Physicists have been tinkering with ways to cover this gap, including making tweaks to general relativity or invoking multiple universes with different cosmological constants. In a new paper published in Physical Review Letters, Carlip proposes a new direction that sees spacetime at a very small scale as a complex foamy structure.

The idea of spacetime foam dates back to the 1950s and cosmologist John Wheeler at Princeton University. Wheeler proposed that at the Planck scale – distances of 10 to the negative 35 meters, 100 million trillion times smaller than a proton – space would not be continuous, but foamy.

If you look at the ocean from a great height, Carlip said, it looks smooth. Get closer and you can see swells and waves. Closer still and you can see the foam and spray among those waves.

In the same way, the small-scale structure of spacetime would become apparent as you get close to it. Wheeler did not have the mathematical tools to build a model of foamy spacetime but these now exist.

Carlip’s new approach is to accept that the value of the cosmological constant really is huge as calculated, but that it does not necessarily have the same effect everywhere in the universe.

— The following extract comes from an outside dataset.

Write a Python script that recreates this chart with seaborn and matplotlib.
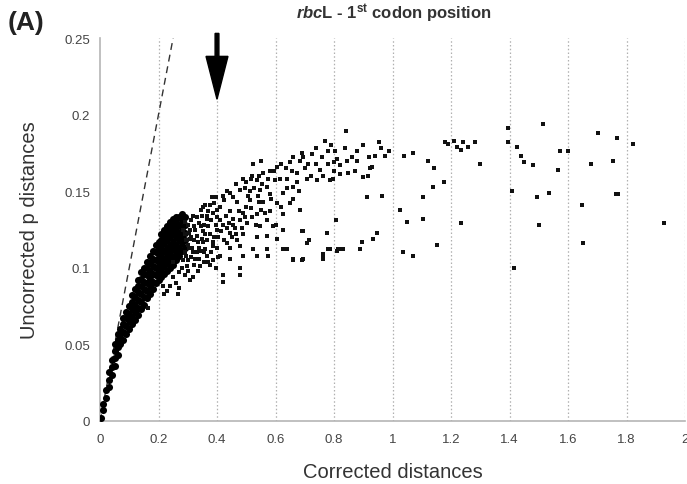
import matplotlib
matplotlib.use("Agg")
import matplotlib.pyplot as plt
import seaborn as sns
import pandas as pd

# ---- data ----
# dense core of the cloud (drawn with larger dots so it reads as a solid band)
core_x = [0.002, 0.01, 0.01,
          0.02, 0.02,
          0.03, 0.03, 0.03,
          0.04, 0.04, 0.04,
          0.05, 0.05, 0.05, 0.05,
          0.06, 0.06, 0.06, 0.06,
          0.07, 0.07, 0.07,
          0.08, 0.08, 0.08, 0.08,
          0.09, 0.09, 0.09, 0.09,
          0.10, 0.10, 0.10, 0.10,
          0.11, 0.11, 0.11, 0.11, 0.11,
          0.12, 0.12, 0.12, 0.12, 0.12,
          0.13, 0.13, 0.13, 0.13, 0.13, 0.13,
          0.14, 0.14, 0.14, 0.14, 0.14, 0.14,
          0.15, 0.15, 0.15, 0.15, 0.15, 0.15,
          0.16, 0.16, 0.16, 0.16, 0.16, 0.16,
          0.17, 0.17, 0.17, 0.17, 0.17, 0.17,
          0.18, 0.18, 0.18, 0.18, 0.18, 0.18,
          0.19, 0.19, 0.19, 0.19, 0.19, 0.19,
          0.20, 0.20, 0.20, 0.20, 0.20, 0.20,
          0.21, 0.21, 0.21, 0.21, 0.21, 0.21, 0.21,
          0.22, 0.22, 0.22, 0.22, 0.22, 0.22, 0.22,
          0.23, 0.23, 0.23, 0.23, 0.23, 0.23, 0.23,
          0.24, 0.24, 0.24, 0.24, 0.24, 0.24, 0.24,
          0.25, 0.25, 0.25, 0.25, 0.25, 0.25, 0.25,
          0.26, 0.26, 0.26, 0.26, 0.26, 0.26, 0.26,
          0.27, 0.27, 0.27, 0.27, 0.27, 0.27,
          0.28, 0.28, 0.28, 0.28, 0.28, 0.28,
          0.29, 0.29, 0.29, 0.29, 0.29]
core_y = [0.002, 0.007, 0.011,
          0.015, 0.020,
          0.022, 0.027, 0.032,
          0.030, 0.035, 0.040,
          0.036, 0.041, 0.046, 0.050,
          0.043, 0.048, 0.053, 0.057,
          0.050, 0.055, 0.060,
          0.053, 0.058, 0.063, 0.067,
          0.057, 0.062, 0.067, 0.071,
          0.060, 0.065, 0.070, 0.075,
          0.063, 0.068, 0.073, 0.078, 0.082,
          0.066, 0.071, 0.076, 0.081, 0.086,
          0.069, 0.074, 0.079, 0.084, 0.088, 0.092,
          0.073, 0.078, 0.083, 0.088, 0.093, 0.097,
          0.076, 0.081, 0.086, 0.091, 0.096, 0.100,
          0.080, 0.085, 0.090, 0.095, 0.100, 0.104,
          0.083, 0.088, 0.093, 0.098, 0.103, 0.108,
          0.086, 0.091, 0.096, 0.101, 0.106, 0.111,
          0.090, 0.095, 0.100, 0.105, 0.110, 0.115,
          0.092, 0.097, 0.102, 0.107, 0.112, 0.117,
          0.094, 0.099, 0.104, 0.109, 0.114, 0.118, 0.122,
          0.096, 0.101, 0.106, 0.111, 0.116, 0.121, 0.125,
          0.098, 0.103, 0.108, 0.113, 0.118, 0.123, 0.127,
          0.100, 0.105, 0.110, 0.115, 0.120, 0.125, 0.130,
          0.102, 0.107, 0.112, 0.117, 0.122, 0.127, 0.132,
          0.105, 0.110, 0.115, 0.120, 0.125, 0.130, 0.133,
          0.108, 0.113, 0.118, 0.123, 0.128, 0.133,
          0.111, 0.116, 0.121, 0.126, 0.131, 0.135,
          0.113, 0.118, 0.123, 0.128, 0.133]

# individual pairwise distances outside the core
pts_x = [0.523, 0.557, 0.605, 0.650, 0.684, 0.725, 0.780, 0.752, 0.810,
         0.489, 0.500, 0.537, 0.571, 0.598, 0.639, 0.673, 0.708, 0.742, 0.762, 0.786,
         0.444, 0.479, 0.513, 0.547, 0.581, 0.626, 0.660,
         0.383, 0.421, 0.468, 0.513, 0.557, 0.605, 0.650, 0.684,
         0.352, 0.400, 0.444, 0.489, 0.537, 0.581, 0.626,
         0.318, 0.366, 0.410, 0.455, 0.502, 0.547, 0.591, 0.626, 0.694, 0.776,
         0.308, 0.352, 0.400, 0.444, 0.489, 0.537, 0.571, 0.605,
         0.308, 0.352, 0.386, 0.434, 0.479, 0.523, 0.571, 0.626, 0.660, 0.694, 0.762, 0.786, 0.810,
         0.318, 0.366, 0.410, 0.444, 0.489, 0.537,
         0.250, 0.297, 0.342, 0.376, 0.421, 0.479, 0.318, 0.421, 0.479, 0.267, 0.215, 0.164, 0.308,
         0.290, 0.300, 0.310, 0.320, 0.330, 0.340, 0.350, 0.290, 0.300, 0.310, 0.320, 0.330,
         0.340, 0.350, 0.360, 0.370, 0.380, 0.390, 0.400, 0.290, 0.300, 0.310, 0.320, 0.330,
         0.340, 0.360, 0.370, 0.380, 0.270, 0.280, 0.290, 0.300, 0.260, 0.270, 0.250, 0.240,
         0.230, 0.220, 0.360, 0.370, 0.390, 0.400, 0.410, 0.420, 0.430, 0.440, 0.450, 0.460,
         0.470, 0.480, 0.500, 0.520, 0.540, 0.550, 0.570, 0.600, 0.620, 0.640, 0.660, 0.680,
         0.700, 0.720, 0.740, 0.760, 0.780, 0.800, 0.820, 0.860, 0.880, 0.900, 0.920, 0.960,
         0.520, 0.550, 0.580, 0.620, 0.660, 0.690, 0.710, 0.740, 0.770, 0.790,
         0.690, 0.776, 0.714, 0.707, 0.639, 0.780, 0.817, 0.762, 0.762, 0.660, 0.690, 0.574,
         0.841, 0.803, 0.838, 0.800, 0.844, 0.879, 0.954, 0.940, 0.974, 0.988, 0.930, 0.923,
         0.797, 0.821, 0.848, 0.872, 0.899, 0.916, 0.913, 0.964, 0.807, 0.814, 0.831, 0.889,
         0.896, 0.933, 0.947,
         1.039, 1.070, 1.121, 1.142, 1.138, 1.176, 1.104, 1.026, 1.050, 1.104, 1.152, 1.036,
         1.070, 1.179, 1.190, 1.210, 1.221, 1.234, 1.241, 1.258, 1.282, 1.299, 1.234,
         1.395, 1.395, 1.426, 1.439, 1.450, 1.480, 1.515, 1.573, 1.600, 1.566, 1.409, 1.494,
         1.535, 1.501, 1.415, 1.703, 1.768, 1.679, 1.754, 1.764, 1.770, 1.648, 1.651, 1.822,
         1.928,
         0.285, 0.295, 0.305, 0.315, 0.325, 0.335, 0.345, 0.355, 0.365, 0.375, 0.385, 0.395,
         0.405, 0.415, 0.425, 0.435, 0.445, 0.455, 0.465, 0.475, 0.485, 0.495, 0.505, 0.515,
         0.525, 0.535, 0.545, 0.555, 0.565, 0.575, 0.585, 0.595, 0.615, 0.635, 0.655, 0.675,
         0.695, 0.285, 0.295, 0.305, 0.325, 0.335, 0.345, 0.355, 0.385, 0.395, 0.405, 0.345,
         0.355, 0.365, 0.375, 0.385, 0.395, 0.425, 0.435, 0.455, 0.465, 0.495, 0.515, 0.545]
pts_y = [0.168, 0.162, 0.166, 0.169, 0.170, 0.174, 0.176, 0.164, 0.171,
         0.158, 0.156, 0.157, 0.153, 0.157, 0.158, 0.162, 0.158, 0.157, 0.160, 0.157,
         0.149, 0.151, 0.150, 0.151, 0.148, 0.149, 0.153,
         0.146, 0.147, 0.143, 0.144, 0.143, 0.142, 0.142, 0.138,
         0.140, 0.138, 0.137, 0.136, 0.135, 0.137, 0.135,
         0.134, 0.132, 0.131, 0.132, 0.129, 0.127, 0.127, 0.125, 0.124, 0.123,
         0.125, 0.124, 0.125, 0.123, 0.122, 0.120, 0.121, 0.119,
         0.119, 0.117, 0.117, 0.116, 0.114, 0.112, 0.112, 0.112, 0.106, 0.106, 0.108, 0.112, 0.111,
         0.110, 0.108, 0.108, 0.106, 0.108, 0.108,
         0.104, 0.101, 0.101, 0.102, 0.095, 0.095, 0.094, 0.091, 0.100, 0.083, 0.088, 0.074, 0.092,
         0.130, 0.128, 0.131, 0.127, 0.133, 0.129, 0.134, 0.122, 0.115, 0.120, 0.118, 0.121,
         0.113, 0.119, 0.122, 0.127, 0.131, 0.120, 0.113, 0.110, 0.105, 0.107, 0.102, 0.110,
         0.106, 0.112, 0.104, 0.110, 0.097, 0.100, 0.095, 0.098, 0.090, 0.087, 0.094, 0.088,
         0.085, 0.083, 0.141, 0.137, 0.142, 0.133, 0.140, 0.128, 0.134, 0.129, 0.120, 0.126,
         0.118, 0.131, 0.140, 0.133, 0.147, 0.138, 0.131, 0.128, 0.140, 0.152, 0.145, 0.150,
         0.165, 0.160, 0.168, 0.172, 0.168, 0.163, 0.167, 0.172, 0.176, 0.180, 0.172, 0.178,
         0.160, 0.170, 0.163, 0.168, 0.172, 0.175, 0.168, 0.178, 0.183, 0.180,
         0.124, 0.123, 0.118, 0.116, 0.112, 0.112, 0.112, 0.109, 0.106, 0.105, 0.105, 0.108,
         0.189, 0.176, 0.178, 0.169, 0.170, 0.170, 0.182, 0.173, 0.173, 0.176, 0.166, 0.165,
         0.158, 0.161, 0.162, 0.163, 0.159, 0.160, 0.146, 0.147, 0.131, 0.112, 0.112, 0.112,
         0.117, 0.119, 0.123,
         0.173, 0.175, 0.170, 0.165, 0.153, 0.156, 0.146, 0.138, 0.130, 0.132, 0.115, 0.110,
         0.108, 0.182, 0.181, 0.183, 0.179, 0.177, 0.182, 0.179, 0.182, 0.168, 0.129,
         0.191, 0.182, 0.179, 0.173, 0.169, 0.167, 0.194, 0.176, 0.176, 0.164, 0.150, 0.146,
         0.149, 0.128, 0.100, 0.188, 0.185, 0.168, 0.170, 0.148, 0.148, 0.141, 0.116, 0.181,
         0.129,
         0.125, 0.118, 0.123, 0.113, 0.125, 0.117, 0.127, 0.110, 0.118, 0.122, 0.114, 0.128,
         0.120, 0.124, 0.118, 0.126, 0.113, 0.128, 0.122, 0.137, 0.126, 0.133, 0.147, 0.139,
         0.152, 0.128, 0.143, 0.155, 0.136, 0.158, 0.145, 0.163, 0.158, 0.165, 0.163, 0.156,
         0.172, 0.105, 0.108, 0.113, 0.106, 0.098, 0.111, 0.104, 0.105, 0.100, 0.107, 0.138,
         0.128, 0.134, 0.141, 0.136, 0.146, 0.144, 0.150, 0.146, 0.155, 0.152, 0.158, 0.160]

x_ticks = [0, 0.2, 0.4, 0.6, 0.8, 1.0, 1.2, 1.4, 1.6, 1.8, 2.0]
x_tick_labels = ["0", "0.2", "0.4", "0.6", "0.8", "1", "1.2", "1.4", "1.6", "1.8", "2"]
y_ticks = [0, 0.05, 0.1, 0.15, 0.2, 0.25]
y_tick_labels = ["0", "0.05", "0.1", "0.15", "0.2", "0.25"]
identity_line = [0, 0.25]     # y = x reference line end points
arrow_at = 0.4                # saturation marker

core = pd.DataFrame({"corrected": core_x, "uncorrected": core_y})
pts = pd.DataFrame({"corrected": pts_x, "uncorrected": pts_y})

# ---- figure ----
sns.set_style("white")
plt.rcParams["font.family"] = ["Liberation Sans", "DejaVu Sans"]
plt.rcParams["mathtext.fontset"] = "custom"
plt.rcParams["mathtext.it"] = "Liberation Sans:bold:italic"
plt.rcParams["mathtext.bf"] = "Liberation Sans:bold"
plt.rcParams["mathtext.rm"] = "Liberation Sans:bold"

fig = plt.figure(figsize=(6.87, 4.85), dpi=100)
ax = fig.add_axes([100 / 687, 63 / 485, 585 / 687, 383 / 485])

ax.set_xlim(0, 2)
ax.set_ylim(0, 0.25)

# vertical dotted gridlines
for xv in x_ticks[1:]:
    ax.axvline(xv, color="#b0b0b0", lw=0.9, ls=(0, (1.2, 1.8)), zorder=0)

# y = x dashed line
ax.plot(identity_line, identity_line, color="#333333", lw=1.0, ls=(0, (5, 3.5)), zorder=1)

sns.scatterplot(data=core, x="corrected", y="uncorrected", ax=ax, color="black",
                s=26, linewidth=0, marker="o", zorder=3, legend=False)
sns.scatterplot(data=pts, x="corrected", y="uncorrected", ax=ax, color="#111111",
                s=10, linewidth=0, marker="s", zorder=3, legend=False)

# arrow
ax.arrow(arrow_at, 0.2530, 0, -0.0430, width=0.013, head_width=0.075, head_length=0.028,
         length_includes_head=True, color="black", clip_on=False, zorder=5)

ax.set_xticks(x_ticks)
ax.set_xticklabels(x_tick_labels)
ax.set_yticks(y_ticks)
ax.set_yticklabels(y_tick_labels)
ax.tick_params(axis="both", labelsize=9.5, colors="#444444", length=3, width=0.8,
               color="#aaaaaa", pad=4)
ax.tick_params(axis="x", length=0, pad=9)

for side in ["top", "right"]:
    ax.spines[side].set_visible(False)
for side in ["left", "bottom"]:
    ax.spines[side].set_color("#b5b5b5")
    ax.spines[side].set_linewidth(1.2)

ax.set_xlabel("Corrected distances", fontsize=14.5, color="#333333", labelpad=12)
ax.set_ylabel("Uncorrected p distances", fontsize=14.5, color="#333333", labelpad=18)

fig.text(394 / 687, 1 - 14 / 485, r"$\mathit{rbc}$L - 1$^{\mathbf{st}}$ codon position",
         ha="center", va="center", fontsize=12, fontweight="bold", color="#333333")
fig.text(8 / 687, 1 - 23 / 485, "(A)", ha="left", va="center", fontsize=19,
         fontweight="bold", color="#222222")

fig.savefig("out.png", dpi=100)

In a model of spacetime made of tiny bubbles, the cosmological constant could cause opposite effects, acceleration or deceleration, in neighboring bubbles. These would tend to cancel each other out leaving only the small, residual effect that we see as dark energy.

“If you look at space at a fixed time and choose a complex structure, the cosmological constant is almost invisible,” Carlip said.
The new theory is a “direction to explore” not a complete solution, Carlip said. While it works at a point in time, it’s not clear how it would evolve other time. It’s also not clear how scientists could test the idea experimentally. But it could spur some new developments.

“The hope is this may give us some hints of where to go in the theory of quantum gravity,” Carlip said.